** Start **
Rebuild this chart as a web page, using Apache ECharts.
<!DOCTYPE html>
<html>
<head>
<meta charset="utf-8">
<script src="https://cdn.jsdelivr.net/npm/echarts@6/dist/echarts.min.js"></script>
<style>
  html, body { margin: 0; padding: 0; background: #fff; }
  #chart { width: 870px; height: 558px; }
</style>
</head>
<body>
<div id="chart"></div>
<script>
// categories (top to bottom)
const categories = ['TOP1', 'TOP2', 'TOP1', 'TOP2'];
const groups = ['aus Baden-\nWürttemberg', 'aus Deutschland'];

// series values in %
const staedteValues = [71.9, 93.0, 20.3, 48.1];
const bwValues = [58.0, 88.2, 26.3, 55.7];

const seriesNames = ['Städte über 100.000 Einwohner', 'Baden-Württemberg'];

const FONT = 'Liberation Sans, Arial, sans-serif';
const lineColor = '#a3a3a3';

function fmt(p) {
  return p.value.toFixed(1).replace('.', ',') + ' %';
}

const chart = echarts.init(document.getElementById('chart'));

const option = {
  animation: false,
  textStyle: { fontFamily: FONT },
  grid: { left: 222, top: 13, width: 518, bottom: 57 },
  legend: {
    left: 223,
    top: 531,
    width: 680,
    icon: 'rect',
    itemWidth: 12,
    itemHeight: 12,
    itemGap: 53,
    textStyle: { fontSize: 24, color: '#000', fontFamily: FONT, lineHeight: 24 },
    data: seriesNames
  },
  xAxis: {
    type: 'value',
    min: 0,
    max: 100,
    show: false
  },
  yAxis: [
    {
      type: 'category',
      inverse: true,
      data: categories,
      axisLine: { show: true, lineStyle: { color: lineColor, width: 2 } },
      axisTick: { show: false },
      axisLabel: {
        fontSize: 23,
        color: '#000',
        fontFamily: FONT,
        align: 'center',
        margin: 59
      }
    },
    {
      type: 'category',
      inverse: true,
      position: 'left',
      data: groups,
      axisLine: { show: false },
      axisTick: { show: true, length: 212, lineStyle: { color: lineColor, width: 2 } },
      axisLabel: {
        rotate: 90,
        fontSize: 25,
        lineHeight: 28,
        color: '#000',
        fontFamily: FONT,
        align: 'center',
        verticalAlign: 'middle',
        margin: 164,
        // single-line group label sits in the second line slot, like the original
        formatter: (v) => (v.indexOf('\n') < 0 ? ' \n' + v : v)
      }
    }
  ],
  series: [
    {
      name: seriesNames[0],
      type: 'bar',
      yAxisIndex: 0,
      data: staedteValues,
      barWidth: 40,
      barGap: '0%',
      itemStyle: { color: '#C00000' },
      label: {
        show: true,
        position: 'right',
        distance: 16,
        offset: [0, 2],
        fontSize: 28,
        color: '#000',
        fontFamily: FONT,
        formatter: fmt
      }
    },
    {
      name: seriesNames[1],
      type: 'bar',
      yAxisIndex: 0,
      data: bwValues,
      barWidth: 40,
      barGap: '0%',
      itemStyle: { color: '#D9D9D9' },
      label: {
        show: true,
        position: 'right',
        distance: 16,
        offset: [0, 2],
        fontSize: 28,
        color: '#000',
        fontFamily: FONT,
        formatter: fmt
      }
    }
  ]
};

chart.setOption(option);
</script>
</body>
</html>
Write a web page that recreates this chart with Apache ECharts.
** End **
• Given exercise
Check each line above for "page" and return the ones that have it.

• Full solution
Rebuild this chart as a web page, using Apache ECharts.
Write a web page that recreates this chart with Apache ECharts.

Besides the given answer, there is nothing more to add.